Concrètement, le but de cette proposition de loi est de faire payer un complément de loyer dès que les habitants d'un logement social dépassent le plafond maximal de revenu. Aujourd'hui, un surloyer est réclamé aux locataires quand leurs revenus dépassent d'au moins 20% les revenus maximum à respecter lors de son attribution.

Un bailleur social peut aujourd'hui demander un complément de loyer aux locataires s'ils gagnent au moins 6.700 euros nets de revenus mensuels pendant plus de 2 ans.

En cas d'adoption du texte défendu par Guillaume Kasbarian et Stéphane Vojetta, le surloyer concernera les familles avec des revenus à partir de 5.700 euros nets par mois pendant 24 mois.

Quelques dizaines de milliers de locataires concernés

La mesure ne devrait cependant pas concerner grand-monde. Seuls 80.000 foyers sur 5 millions de HLM paient actuellement un surloyer. Quant aux locataires actuels d'un logement social au-dessus du plafond de ressources fixé pour y entrer, ils sont actuellement 8%, d'après un rapport du Sénat sur le sujet.

"Disons que ce texte permettra de faire rentrer de l'argent auprès des bailleurs sociaux en compensant les locataires qui ont des impayés de loyer", observe l'entourage de la ministre du Logement Valérie Létard auprès de BFMTV.com.

Actuellement, pour pouvoir demander un logement social, une personne seule et vivant à Paris ou en Île-de-France ne doit pas dépasser 26.044 euros de revenu fiscal annuel et 22.642 euros pour les habitants des autres régions de l'Hexagone selon le décret publié au Journal officiel.

Selon une étude de l'agence nationale de contrôle du logement social, près de 70% des ménages sont éligibles au logement social en France.

Faciliter les départs des plus riches

Seconde mesure contenue dans cette proposition de loi: faciliter les fins de bail pour les locataires aisés. La mesure existe déjà mais elle est très encadrée. En l'état actuel de la loi, dans des zones de tension du marché immobilier (soit la plupart des grandes agglomérations françaises), si les revenus sont supérieurs au seuil de 1,5 fois fixé par le bailleur pendant deux ans consécutifs, le bailleur social peut mettre fin au contrat locatif.

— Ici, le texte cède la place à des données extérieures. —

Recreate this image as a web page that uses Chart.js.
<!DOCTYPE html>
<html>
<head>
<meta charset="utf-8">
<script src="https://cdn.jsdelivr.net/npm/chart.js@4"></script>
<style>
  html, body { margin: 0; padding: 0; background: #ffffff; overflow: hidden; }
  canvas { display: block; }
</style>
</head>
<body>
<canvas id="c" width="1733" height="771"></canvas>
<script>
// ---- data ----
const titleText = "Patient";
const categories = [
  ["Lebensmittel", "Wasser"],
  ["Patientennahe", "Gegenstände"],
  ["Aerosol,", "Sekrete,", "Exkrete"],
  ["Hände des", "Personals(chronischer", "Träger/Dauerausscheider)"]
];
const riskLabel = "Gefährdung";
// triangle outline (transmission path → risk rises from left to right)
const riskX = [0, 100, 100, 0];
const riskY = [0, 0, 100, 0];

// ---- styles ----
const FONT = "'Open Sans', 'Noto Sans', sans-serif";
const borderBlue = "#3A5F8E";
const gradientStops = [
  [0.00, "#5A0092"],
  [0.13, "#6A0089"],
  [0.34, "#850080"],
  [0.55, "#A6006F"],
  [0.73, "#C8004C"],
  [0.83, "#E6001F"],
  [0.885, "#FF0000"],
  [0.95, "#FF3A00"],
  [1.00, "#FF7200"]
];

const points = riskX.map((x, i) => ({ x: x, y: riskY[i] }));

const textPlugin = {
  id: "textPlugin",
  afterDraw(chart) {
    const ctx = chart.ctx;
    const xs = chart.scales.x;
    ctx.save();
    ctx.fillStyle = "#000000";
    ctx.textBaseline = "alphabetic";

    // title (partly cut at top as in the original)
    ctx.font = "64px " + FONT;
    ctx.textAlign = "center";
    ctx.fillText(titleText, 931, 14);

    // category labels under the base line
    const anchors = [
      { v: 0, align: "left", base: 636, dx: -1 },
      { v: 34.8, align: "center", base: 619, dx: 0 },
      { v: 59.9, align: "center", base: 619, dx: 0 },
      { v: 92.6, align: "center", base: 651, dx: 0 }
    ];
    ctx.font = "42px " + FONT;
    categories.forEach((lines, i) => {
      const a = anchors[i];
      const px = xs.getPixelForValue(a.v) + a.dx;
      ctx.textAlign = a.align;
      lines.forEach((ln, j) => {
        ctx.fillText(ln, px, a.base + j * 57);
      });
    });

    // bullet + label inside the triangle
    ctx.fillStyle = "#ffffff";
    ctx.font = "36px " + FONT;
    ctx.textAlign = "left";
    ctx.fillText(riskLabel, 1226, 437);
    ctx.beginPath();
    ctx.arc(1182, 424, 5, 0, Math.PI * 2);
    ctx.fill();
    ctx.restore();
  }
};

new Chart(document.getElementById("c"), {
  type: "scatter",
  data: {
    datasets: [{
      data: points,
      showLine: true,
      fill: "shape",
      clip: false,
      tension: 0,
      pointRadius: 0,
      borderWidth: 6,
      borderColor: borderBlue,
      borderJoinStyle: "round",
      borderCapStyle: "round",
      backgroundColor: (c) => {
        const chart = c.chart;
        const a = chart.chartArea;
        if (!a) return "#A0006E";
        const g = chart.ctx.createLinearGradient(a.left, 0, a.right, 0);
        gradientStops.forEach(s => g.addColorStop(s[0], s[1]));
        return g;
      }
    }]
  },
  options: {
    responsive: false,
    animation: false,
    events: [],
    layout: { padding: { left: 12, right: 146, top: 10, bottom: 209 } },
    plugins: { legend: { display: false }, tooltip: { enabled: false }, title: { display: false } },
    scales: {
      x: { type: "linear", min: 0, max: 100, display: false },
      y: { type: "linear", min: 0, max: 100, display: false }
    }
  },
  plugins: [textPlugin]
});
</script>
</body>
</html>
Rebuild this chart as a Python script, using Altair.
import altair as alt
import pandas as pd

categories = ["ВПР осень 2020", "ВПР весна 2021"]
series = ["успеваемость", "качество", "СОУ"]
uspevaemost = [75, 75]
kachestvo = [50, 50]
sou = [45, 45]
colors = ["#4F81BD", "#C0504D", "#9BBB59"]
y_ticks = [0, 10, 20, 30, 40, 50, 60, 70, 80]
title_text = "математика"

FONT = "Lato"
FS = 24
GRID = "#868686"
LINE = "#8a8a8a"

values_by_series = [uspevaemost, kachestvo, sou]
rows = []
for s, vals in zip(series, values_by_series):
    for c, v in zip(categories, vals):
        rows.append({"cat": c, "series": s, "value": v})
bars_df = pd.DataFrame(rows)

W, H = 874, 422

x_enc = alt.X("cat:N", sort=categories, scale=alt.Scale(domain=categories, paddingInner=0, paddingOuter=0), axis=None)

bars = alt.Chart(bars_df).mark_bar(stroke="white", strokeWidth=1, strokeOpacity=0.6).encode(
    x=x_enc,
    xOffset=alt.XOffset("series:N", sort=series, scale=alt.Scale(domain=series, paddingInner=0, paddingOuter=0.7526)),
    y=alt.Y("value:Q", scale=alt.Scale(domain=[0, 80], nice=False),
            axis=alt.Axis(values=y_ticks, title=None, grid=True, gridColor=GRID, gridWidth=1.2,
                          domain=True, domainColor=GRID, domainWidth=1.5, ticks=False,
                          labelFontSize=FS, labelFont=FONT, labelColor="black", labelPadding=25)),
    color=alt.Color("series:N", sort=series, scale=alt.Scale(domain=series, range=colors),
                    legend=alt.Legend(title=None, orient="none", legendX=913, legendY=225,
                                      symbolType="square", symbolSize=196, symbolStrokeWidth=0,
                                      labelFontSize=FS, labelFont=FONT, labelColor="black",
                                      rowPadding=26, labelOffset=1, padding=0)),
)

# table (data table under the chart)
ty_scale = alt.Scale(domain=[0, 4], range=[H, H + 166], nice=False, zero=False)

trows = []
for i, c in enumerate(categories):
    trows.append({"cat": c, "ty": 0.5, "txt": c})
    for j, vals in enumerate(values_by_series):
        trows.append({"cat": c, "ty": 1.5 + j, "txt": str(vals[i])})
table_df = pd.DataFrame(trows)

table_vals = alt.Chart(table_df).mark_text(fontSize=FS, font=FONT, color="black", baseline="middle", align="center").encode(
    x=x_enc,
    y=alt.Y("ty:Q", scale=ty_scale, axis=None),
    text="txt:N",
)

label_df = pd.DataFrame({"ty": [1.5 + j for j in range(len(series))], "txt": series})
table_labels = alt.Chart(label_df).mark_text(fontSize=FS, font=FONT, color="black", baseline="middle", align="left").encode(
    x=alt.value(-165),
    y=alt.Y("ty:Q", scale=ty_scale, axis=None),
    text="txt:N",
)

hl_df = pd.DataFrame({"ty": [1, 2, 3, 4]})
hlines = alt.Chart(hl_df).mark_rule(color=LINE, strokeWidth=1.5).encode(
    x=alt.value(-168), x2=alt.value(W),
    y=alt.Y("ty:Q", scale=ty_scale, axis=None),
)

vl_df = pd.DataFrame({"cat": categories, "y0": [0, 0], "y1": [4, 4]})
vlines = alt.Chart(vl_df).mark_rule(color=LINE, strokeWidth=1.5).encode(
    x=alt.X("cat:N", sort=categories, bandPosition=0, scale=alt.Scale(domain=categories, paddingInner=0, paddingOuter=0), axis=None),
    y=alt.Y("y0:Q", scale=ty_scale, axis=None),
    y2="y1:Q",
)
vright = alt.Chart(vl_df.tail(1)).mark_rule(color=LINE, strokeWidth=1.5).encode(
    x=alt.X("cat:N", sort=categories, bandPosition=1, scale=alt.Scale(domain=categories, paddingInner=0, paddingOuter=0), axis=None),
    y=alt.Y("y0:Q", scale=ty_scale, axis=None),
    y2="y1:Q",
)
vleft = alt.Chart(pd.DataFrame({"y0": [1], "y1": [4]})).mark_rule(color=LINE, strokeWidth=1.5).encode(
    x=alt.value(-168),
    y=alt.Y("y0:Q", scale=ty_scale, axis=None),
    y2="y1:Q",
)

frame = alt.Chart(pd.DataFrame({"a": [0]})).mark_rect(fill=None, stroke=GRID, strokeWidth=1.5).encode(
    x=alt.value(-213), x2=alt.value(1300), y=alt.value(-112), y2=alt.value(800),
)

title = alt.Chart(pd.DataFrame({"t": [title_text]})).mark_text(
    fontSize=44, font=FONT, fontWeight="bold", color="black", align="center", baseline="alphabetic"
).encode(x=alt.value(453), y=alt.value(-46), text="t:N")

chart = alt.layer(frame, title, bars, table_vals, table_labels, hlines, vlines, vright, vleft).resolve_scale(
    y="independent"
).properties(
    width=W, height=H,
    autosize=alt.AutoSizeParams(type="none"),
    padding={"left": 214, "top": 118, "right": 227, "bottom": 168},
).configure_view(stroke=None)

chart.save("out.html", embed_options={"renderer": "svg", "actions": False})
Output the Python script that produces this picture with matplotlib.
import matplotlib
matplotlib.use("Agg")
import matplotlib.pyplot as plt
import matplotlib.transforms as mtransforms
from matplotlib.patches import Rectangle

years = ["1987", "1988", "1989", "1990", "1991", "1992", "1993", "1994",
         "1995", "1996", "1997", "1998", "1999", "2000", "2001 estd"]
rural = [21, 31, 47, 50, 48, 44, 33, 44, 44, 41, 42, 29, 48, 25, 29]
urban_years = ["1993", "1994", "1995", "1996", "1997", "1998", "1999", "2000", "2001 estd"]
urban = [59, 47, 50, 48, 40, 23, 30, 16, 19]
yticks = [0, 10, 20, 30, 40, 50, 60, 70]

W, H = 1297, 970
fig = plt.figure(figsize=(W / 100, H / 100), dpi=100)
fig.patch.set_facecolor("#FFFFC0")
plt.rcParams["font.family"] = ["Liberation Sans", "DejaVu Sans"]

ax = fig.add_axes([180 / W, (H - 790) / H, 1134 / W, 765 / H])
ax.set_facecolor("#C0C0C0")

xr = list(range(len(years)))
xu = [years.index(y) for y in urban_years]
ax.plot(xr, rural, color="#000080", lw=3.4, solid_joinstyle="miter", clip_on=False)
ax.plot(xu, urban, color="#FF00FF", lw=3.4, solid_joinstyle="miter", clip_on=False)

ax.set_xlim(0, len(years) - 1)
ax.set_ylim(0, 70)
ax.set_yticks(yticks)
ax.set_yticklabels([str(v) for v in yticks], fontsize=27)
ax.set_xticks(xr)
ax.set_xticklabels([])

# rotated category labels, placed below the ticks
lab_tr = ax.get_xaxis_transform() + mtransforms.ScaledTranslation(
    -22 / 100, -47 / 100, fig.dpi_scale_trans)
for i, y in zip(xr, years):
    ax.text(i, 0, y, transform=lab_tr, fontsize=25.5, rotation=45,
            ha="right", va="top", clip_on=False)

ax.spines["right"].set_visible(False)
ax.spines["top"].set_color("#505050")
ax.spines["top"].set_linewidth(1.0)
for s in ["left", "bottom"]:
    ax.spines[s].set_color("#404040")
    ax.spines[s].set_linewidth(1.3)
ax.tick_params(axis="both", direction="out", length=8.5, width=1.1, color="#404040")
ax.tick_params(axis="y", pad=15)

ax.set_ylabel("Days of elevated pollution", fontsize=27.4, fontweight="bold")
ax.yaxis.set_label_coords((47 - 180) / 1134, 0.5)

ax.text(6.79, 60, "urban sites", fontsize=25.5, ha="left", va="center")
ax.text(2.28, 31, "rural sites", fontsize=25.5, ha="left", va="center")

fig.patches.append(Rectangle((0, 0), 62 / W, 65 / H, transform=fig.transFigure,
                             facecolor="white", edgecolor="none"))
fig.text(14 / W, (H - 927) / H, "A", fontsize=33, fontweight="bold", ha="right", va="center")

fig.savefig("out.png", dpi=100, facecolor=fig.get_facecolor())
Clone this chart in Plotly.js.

La procédure est cependant relativement rare et concerne environ 8.000 cas par an, d'après des chiffres de l’Union sociale pour l’habitat (USH), l’association représentative du secteur.

Cette proposition de loi veut désormais faire en sorte que le bail puisse être mécaniquement résilié dès que les revenus du locataire excèdent 1,2 fois le revenu maximum de référence.

"On a deux millions de personnes qui attendent un logement social. On doit être sûr que ceux qui sont dans un HLM en ont besoin et qu'ils ne sont pas en mesure de se payer tout seul un loyer dans le parc privé", nous expliquait début mars l'ex ministre du Logement Guillaume Kasbarian.

Vers des débats agités?

Reste désormais à convaincre les députés en commission des Affaires économiques ce mardi puis dans l'hémicycle le 31 mars prochain.

Soucieux d'aller chercher des soutiens, les deux rapporteurs ont exclu plusieurs des points de la loi logement stoppée par la dissolution qui auraient pu irriter largement les députés. Exit par exemple le fait que les maires puissent désormais diriger les commissions d'attribution de logements sociaux, certains y voyant un risque de clientélisme.

"On ne touche pas du tout à la question des gens qui peuvent prétendre à avoir un logement social, mais aux gens qui n'y ont plus leur place. On est vraiment dans un enjeu de justice sociale", veut croire Stéphane Vojetta. De quoi, espère-t-il, convaincre dans une Assemblée nationale très fragmentée.